La surtaxe sur les appels internationaux entrants (Saie) se présente sous la forme d’un montant forfaitaire que les opérateurs doivent facturer pour l’aboutissement des appels internationaux entrants, et dont le gouvernement définit la valeur. Pour ce faire, le gouvernement fait appel à un organisme privé pour mesurer le nombre de minutes de communications internationales entrantes acheminées par chaque opérateur et facture les opérateurs en conséquence. Les sommes ainsi prélevées sont ensuite partagées avec l’organisme privé chargé d’effectuer les mesures. En clair, le système se limite à contrôler le trafic international entrant, et a pour unique objectif de générer des revenus considérables en appliquant une lourde taxe sur le prix des appels internationaux entrants.
Le premier inconvénient majeur de la Saie est lié à ses graves répercussions sur les intérêts de l’Etat et ceux des opérateurs.
En effet, en renchérissant le coût de terminaison, cette surtaxe provoque une augmentation de la fraude, et une diminution du volume de trafic international entrant, du chiffre d’affaires des opérateurs et des recettes fiscales.
Le système appauvrira, dans de courts délais, les opérateurs du Mali qui se verront dans l’impossibilité de soutenir le développement et d’effectuer de nouveaux investissements au détriment de l’économie et de la population.
A terme, des revenus vont s’évaporer, des emplois disparaître et des recettes fiscales de l’Etat dégringoler. Cela est d’autant plus réel que la quote-part de l’Etat est dans les impôts prélevés sur les activités des opérateurs qui supportent seuls la charge des investissements nécessaires au développement du secteur.
Qu’en est-il des consommateurs locaux ? Ils seront, à leur tour, victimes d’un renchérissement des tarifs du trafic international sortant du Mali vers l’étranger.

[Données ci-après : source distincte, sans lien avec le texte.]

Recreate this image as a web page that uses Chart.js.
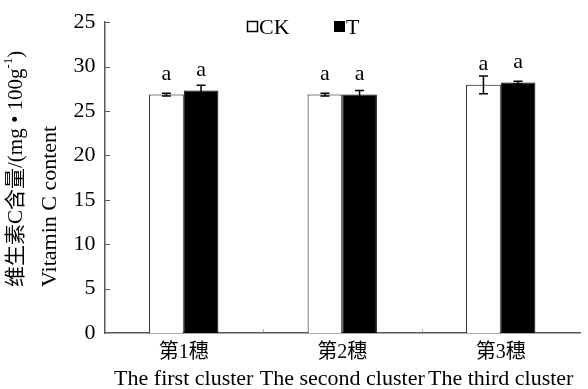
<!DOCTYPE html>
<html>
<head>
<meta charset="utf-8">
<script src="https://cdn.jsdelivr.net/npm/chart.js@4.4.1/dist/chart.umd.min.js"></script>
<style>
  html, body { margin: 0; padding: 0; background: #ffffff; }
  canvas { display: block; }
</style>
</head>
<body>
<canvas id="chart" width="588" height="389"></canvas>
<script>
// Categories (two-line labels: Chinese above, English below)
const clustersZh = ['第1穗', '第2穗', '第3穗'];
const clustersEn = ['The first cluster', 'The second cluster', 'The third cluster'];

// Vitamin C content, mg·100g⁻¹
const ckValues = [26.85, 26.85, 27.95];
const ckErrors = [0.15, 0.15, 1.0];
const tValues  = [27.3, 26.85, 28.2];
const tErrors  = [0.6, 0.45, 0.15];

// Significance letters
const ckLetters = ['a', 'a', 'a'];
const tLetters  = ['a', 'a', 'a'];

// Y tick labels as printed on the axis
const yTickLabels = ['0', '5', '10', '15', '20', '25', '30', '25'];

const seriesNames = ['CK', 'T'];

const SERIF = "'Liberation Serif', 'Times New Roman', 'Noto Sans CJK SC', serif";
const AXIS_COLOR = '#595959';

Chart.defaults.font.family = SERIF;
Chart.defaults.color = '#000';

const extras = {
  id: 'extras',
  afterDatasetsDraw(chart) {
    const ctx = chart.ctx;
    const y = chart.scales.y;

    // error bars + significance letters
    const sets = [
      { values: ckValues, errors: ckErrors, letters: ckLetters },
      { values: tValues, errors: tErrors, letters: tLetters }
    ];
    sets.forEach((s, di) => {
      const meta = chart.getDatasetMeta(di);
      meta.data.forEach((bar, j) => {
        const cx = bar.x;
        const top = y.getPixelForValue(s.values[j] + s.errors[j]);
        const bot = y.getPixelForValue(s.values[j] - s.errors[j]);
        ctx.save();
        ctx.strokeStyle = '#000';
        ctx.lineWidth = 1.5;
        ctx.beginPath();
        ctx.moveTo(cx, top); ctx.lineTo(cx, bot);
        ctx.moveTo(cx - 4.5, top); ctx.lineTo(cx + 4.5, top);
        ctx.moveTo(cx - 4.5, bot); ctx.lineTo(cx + 4.5, bot);
        ctx.stroke();
        ctx.fillStyle = '#000';
        ctx.font = '22px ' + SERIF;
        ctx.textAlign = 'center';
        ctx.textBaseline = 'alphabetic';
        ctx.fillText(s.letters[j], cx, y.getPixelForValue(s.values[j]) - 15);
        ctx.restore();
      });
    });
  },
  afterDraw(chart) {
    const ctx = chart.ctx;
    const y = chart.scales.y;
    const x = chart.scales.x;
    const area = chart.chartArea;

    ctx.save();
    // inward y ticks
    ctx.strokeStyle = AXIS_COLOR;
    ctx.lineWidth = 1;
    y.ticks.forEach(t => {
      if (t.value === 0) return;
      const py = Math.round(y.getPixelForValue(t.value)) + 0.5;
      ctx.beginPath();
      ctx.moveTo(area.left, py);
      ctx.lineTo(area.left + 5.5, py);
      ctx.stroke();
    });
    // faint category boundary marks on the x axis
    ctx.strokeStyle = '#b0b0b0';
    for (let i = 1; i < clustersEn.length; i++) {
      const px = Math.round((x.getPixelForValue(i - 1) + x.getPixelForValue(i)) / 2) + 0.5;
      ctx.beginPath();
      ctx.moveTo(px, area.bottom - 1);
      ctx.lineTo(px, area.bottom - 4);
      ctx.stroke();
    }

    // category labels
    ctx.fillStyle = '#000';
    ctx.textAlign = 'center';
    clustersEn.forEach((en, i) => {
      const px = x.getPixelForValue(i);
      ctx.font = '20px ' + SERIF;
      ctx.textBaseline = 'middle';
      ctx.fillText(clustersZh[i], px, area.bottom + 20);
      ctx.font = '22px ' + SERIF;
      ctx.textBaseline = 'alphabetic';
      ctx.fillText(en, px, area.bottom + 52);
    });

    // legend
    ctx.textBaseline = 'alphabetic';
    ctx.textAlign = 'left';
    ctx.font = '22px ' + SERIF;
    ctx.lineWidth = 1.5;
    ctx.strokeStyle = '#000';
    ctx.strokeRect(247.5, 21.5, 10, 10);
    ctx.fillText(seriesNames[0], 259, 34);
    ctx.fillRect(334, 21, 11, 11);
    ctx.fillText(seriesNames[1], 346, 34);

    // rotated y-axis titles
    const yStart = 287;
    ctx.save();
    ctx.translate(16, yStart);
    ctx.rotate(-Math.PI / 2);
    ctx.textAlign = 'left';
    ctx.textBaseline = 'middle';
    ctx.font = '21px ' + SERIF;
    const part1 = '维生素C含量/(mg • 100g';
    ctx.fillText(part1, 0, 0);
    let w = ctx.measureText(part1).width;
    ctx.font = '13px ' + SERIF;
    ctx.fillText('-1', w, -7);
    w += ctx.measureText('-1').width;
    ctx.font = '21px ' + SERIF;
    ctx.fillText(')', w, 0);
    ctx.restore();

    ctx.save();
    ctx.translate(50, yStart);
    ctx.rotate(-Math.PI / 2);
    ctx.textAlign = 'left';
    ctx.textBaseline = 'middle';
    ctx.font = '22px ' + SERIF;
    ctx.fillText('Vitamin C content', 0, 0);
    ctx.restore();

    ctx.restore();
  }
};

new Chart(document.getElementById('chart'), {
  type: 'bar',
  data: {
    labels: clustersEn,
    datasets: [
      {
        label: seriesNames[0],
        data: ckValues,
        backgroundColor: '#ffffff',
        borderColor: '#000000',
        borderWidth: 1
      },
      {
        label: seriesNames[1],
        data: tValues,
        backgroundColor: '#000000',
        borderColor: '#000000',
        borderWidth: 1
      }
    ]
  },
  options: {
    responsive: false,
    animation: false,
    devicePixelRatio: 1,
    categoryPercentage: 0.437,
    barPercentage: 1.0,
    layout: { padding: { top: 21, right: 8, left: 0, bottom: 0 } },
    plugins: {
      legend: { display: false },
      tooltip: { enabled: false }
    },
    scales: {
      x: {
        grid: { display: false },
        border: { display: true, color: AXIS_COLOR, width: 1.5 },
        ticks: { display: false },
        afterFit: s => { s.height = 56; }
      },
      y: {
        min: 0,
        max: 35,
        grid: { display: false, drawTicks: false },
        border: { display: true, color: AXIS_COLOR, width: 1.5 },
        ticks: {
          stepSize: 5,
          padding: 9,
          color: '#000',
          font: { family: SERIF, size: 22 },
          callback: (v, i) => yTickLabels[i]
        },
        afterFit: s => { s.width = 104.5; }
      }
    }
  },
  plugins: [extras]
});
</script>
</body>
</html>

Parce qu’en réaction à la surtaxe, les opérateurs distants appliqueront la réciprocité en procédant à l’augmentation des tarifs se rapportant au trafic sortant du Mali.
Au titre de la consommation, les Maliens de la diaspora (à compter par millions) seront les plus durement frappés par l’application de la surtaxe. Cela va entraîner une baisse drastique du trafic international qui se traduit par (on ne le dira jamais assez) une baisse du chiffre d’affaires et par conséquent une baisse des taxes perçues par l’Etat. Le cas du Sénégal est frappant : en moins de quatre mois d’application de la surtaxe, le trafic international entrant pris isolément a chuté de 15% en volume et de 10% en valeur. Venu au pouvoir, le président Macky Sall a mis fin au système, en mai dernier. Plusieurs autres pays, qui ont mis en place ce système, reviennent sagement sur la mesure. Aujourd’hui, il n’y a plus que des pays « voyous » qui appliquent la surtaxe.

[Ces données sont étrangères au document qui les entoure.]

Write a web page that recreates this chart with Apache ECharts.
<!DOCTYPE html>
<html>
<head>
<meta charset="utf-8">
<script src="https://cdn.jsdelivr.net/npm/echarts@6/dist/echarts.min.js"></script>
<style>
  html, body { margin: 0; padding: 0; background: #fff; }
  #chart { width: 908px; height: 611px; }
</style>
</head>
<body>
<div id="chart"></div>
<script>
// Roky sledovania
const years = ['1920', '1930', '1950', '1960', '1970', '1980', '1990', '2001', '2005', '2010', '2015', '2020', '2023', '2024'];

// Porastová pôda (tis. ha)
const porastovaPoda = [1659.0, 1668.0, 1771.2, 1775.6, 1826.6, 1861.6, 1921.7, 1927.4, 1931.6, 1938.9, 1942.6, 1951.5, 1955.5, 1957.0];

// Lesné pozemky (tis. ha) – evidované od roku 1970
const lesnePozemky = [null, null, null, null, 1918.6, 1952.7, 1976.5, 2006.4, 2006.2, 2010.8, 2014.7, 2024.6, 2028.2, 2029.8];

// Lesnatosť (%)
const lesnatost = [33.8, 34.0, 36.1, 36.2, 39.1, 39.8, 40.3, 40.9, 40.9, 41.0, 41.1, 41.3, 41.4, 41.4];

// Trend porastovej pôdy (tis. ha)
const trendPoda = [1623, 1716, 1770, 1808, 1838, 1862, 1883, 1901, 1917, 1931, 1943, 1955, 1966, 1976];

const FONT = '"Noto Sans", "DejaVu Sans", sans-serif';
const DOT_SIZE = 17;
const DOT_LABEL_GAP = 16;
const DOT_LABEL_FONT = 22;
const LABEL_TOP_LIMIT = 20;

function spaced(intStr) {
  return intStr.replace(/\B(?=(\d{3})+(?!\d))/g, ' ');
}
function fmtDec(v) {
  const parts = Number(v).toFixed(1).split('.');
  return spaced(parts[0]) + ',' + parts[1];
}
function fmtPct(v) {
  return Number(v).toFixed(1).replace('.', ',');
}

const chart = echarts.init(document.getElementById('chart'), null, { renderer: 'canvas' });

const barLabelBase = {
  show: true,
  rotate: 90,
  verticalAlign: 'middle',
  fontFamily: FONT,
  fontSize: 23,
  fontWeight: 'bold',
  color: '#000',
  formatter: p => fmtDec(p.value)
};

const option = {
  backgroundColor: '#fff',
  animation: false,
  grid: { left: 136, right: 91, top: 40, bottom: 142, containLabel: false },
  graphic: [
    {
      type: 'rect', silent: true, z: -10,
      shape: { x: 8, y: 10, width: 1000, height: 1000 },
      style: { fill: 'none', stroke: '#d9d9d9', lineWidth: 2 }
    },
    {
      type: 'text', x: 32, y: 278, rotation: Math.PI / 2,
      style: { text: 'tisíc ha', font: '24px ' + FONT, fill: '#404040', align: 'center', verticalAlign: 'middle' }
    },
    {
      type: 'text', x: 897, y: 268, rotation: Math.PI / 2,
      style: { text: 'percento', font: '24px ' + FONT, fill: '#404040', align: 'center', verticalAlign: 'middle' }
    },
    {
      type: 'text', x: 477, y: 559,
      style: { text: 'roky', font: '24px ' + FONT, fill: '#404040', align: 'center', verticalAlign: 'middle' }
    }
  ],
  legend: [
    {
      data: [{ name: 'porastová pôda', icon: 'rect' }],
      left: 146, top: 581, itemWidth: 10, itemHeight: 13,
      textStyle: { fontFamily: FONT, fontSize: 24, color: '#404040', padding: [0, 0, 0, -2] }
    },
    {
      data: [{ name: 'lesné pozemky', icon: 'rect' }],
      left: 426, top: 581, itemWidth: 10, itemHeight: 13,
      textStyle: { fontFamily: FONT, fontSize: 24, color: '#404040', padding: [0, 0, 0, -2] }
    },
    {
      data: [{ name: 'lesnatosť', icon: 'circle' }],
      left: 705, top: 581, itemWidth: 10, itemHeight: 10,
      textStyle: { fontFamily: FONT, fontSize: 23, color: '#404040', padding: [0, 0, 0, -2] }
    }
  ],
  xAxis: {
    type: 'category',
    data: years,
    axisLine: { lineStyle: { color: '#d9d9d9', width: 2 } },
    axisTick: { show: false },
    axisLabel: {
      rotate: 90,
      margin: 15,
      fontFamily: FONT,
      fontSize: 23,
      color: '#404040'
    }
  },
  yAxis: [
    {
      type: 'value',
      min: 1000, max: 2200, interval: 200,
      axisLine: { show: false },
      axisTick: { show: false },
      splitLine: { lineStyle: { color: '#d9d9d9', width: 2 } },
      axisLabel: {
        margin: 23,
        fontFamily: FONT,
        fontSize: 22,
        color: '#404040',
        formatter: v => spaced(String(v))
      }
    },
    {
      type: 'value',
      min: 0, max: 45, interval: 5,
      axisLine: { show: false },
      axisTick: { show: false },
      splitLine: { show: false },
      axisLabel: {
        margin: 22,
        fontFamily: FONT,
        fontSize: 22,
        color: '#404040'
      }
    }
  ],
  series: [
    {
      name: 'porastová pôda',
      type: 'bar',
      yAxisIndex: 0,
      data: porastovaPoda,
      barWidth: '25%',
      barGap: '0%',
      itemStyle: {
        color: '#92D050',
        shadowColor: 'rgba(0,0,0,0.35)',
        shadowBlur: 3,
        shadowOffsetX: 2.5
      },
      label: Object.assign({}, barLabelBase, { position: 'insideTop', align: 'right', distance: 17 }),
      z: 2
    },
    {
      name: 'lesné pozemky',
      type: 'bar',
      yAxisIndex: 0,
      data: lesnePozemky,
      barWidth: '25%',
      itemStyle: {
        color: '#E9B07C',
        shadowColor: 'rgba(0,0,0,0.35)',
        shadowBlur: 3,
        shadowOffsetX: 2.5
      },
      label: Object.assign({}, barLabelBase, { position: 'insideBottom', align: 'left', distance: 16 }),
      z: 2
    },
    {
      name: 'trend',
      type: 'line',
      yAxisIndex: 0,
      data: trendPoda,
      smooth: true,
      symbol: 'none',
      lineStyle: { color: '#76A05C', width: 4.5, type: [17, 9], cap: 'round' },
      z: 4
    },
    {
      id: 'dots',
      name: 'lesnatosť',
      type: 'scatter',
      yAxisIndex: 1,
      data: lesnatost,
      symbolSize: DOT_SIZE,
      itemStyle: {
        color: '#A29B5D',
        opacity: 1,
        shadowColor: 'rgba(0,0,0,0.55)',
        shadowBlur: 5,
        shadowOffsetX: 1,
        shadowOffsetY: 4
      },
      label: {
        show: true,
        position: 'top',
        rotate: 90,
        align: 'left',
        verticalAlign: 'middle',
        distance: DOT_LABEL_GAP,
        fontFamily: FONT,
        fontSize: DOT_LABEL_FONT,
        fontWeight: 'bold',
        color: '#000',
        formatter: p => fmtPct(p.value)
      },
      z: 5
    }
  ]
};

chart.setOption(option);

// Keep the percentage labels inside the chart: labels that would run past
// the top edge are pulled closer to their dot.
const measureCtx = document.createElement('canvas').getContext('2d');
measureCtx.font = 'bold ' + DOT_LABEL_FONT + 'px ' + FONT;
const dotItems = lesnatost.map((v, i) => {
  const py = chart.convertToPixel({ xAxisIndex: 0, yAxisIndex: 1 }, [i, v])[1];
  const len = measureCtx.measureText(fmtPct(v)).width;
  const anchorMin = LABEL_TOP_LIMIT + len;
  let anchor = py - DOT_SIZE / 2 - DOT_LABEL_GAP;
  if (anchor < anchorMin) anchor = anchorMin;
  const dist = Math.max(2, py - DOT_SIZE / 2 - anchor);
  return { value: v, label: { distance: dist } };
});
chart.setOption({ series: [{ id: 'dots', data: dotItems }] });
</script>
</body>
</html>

Autre conséquence très néfaste de cette mesure, elle pourrait engendrer une baisse considérable du volume de l’argent que la diaspora malienne est capable d’envoyer aux parents ici et estimé à des milliards de FCFA.
En outre, la Saie est une mesure en porte à faux avec le Règlement des télécommunications internationales et avec les traités de l’Uemoa et de la Cedeao auxquels le Mali est partie.

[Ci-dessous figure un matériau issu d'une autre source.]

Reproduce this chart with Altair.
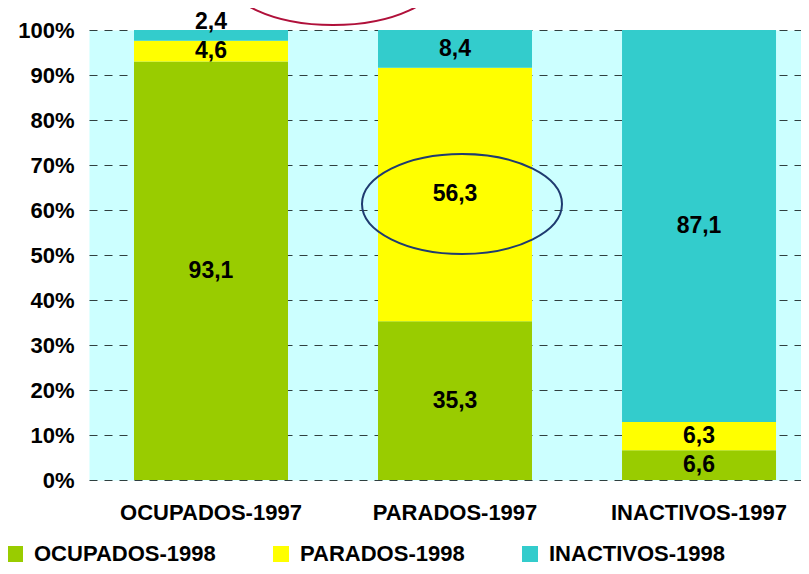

Les autorités de référence en matière de télécommunication, telles que la Ctoa (Conférence des télécommunications de l’ouest africain), estiment que cette surtaxe va à contre-courant des tendances baissières sur le marché avec des effets destructeurs sur le secteur.
Dernier effet, non moins préjudiciable de la Saie, la mesure est attentatoire aux libertés et à la vie privée des citoyens, car le dispositif viole le secret des correspondances.
Dans le domaine de la (télé) communication, l’Etat a déjà commis deux bévues irréparables, à savoir la libéralisation totale et entière de la presse parlée et écrite (les fréquences radios et les récépissés de création de journaux sont distribués à tour de main) et le bradage récent de la troisième licence de téléphonie mobile.
Il ne commettra, sans doute, pas une troisième erreur fatale en adoptant la Saie. Nous l’espérons bien. Pour son bien. Et pour le bien des populations maliennes.
Sékou Tamboura
Cette pratique a effectivement été un échec au sénégal
Votre passage suivant en dit long sur votre compréhension du rôle de l’état et surtout sur votre appréciation juste des mesures prises par le gouvernement:” l’Etat a déjà commis deux bévues irréparables, à savoir la libéralisation totale et entière de la presse parlée et écrite”. Si cette libéralisation n’était pas venue, vous n’aurez pas pu publier votre torchon qui vous sert d’article.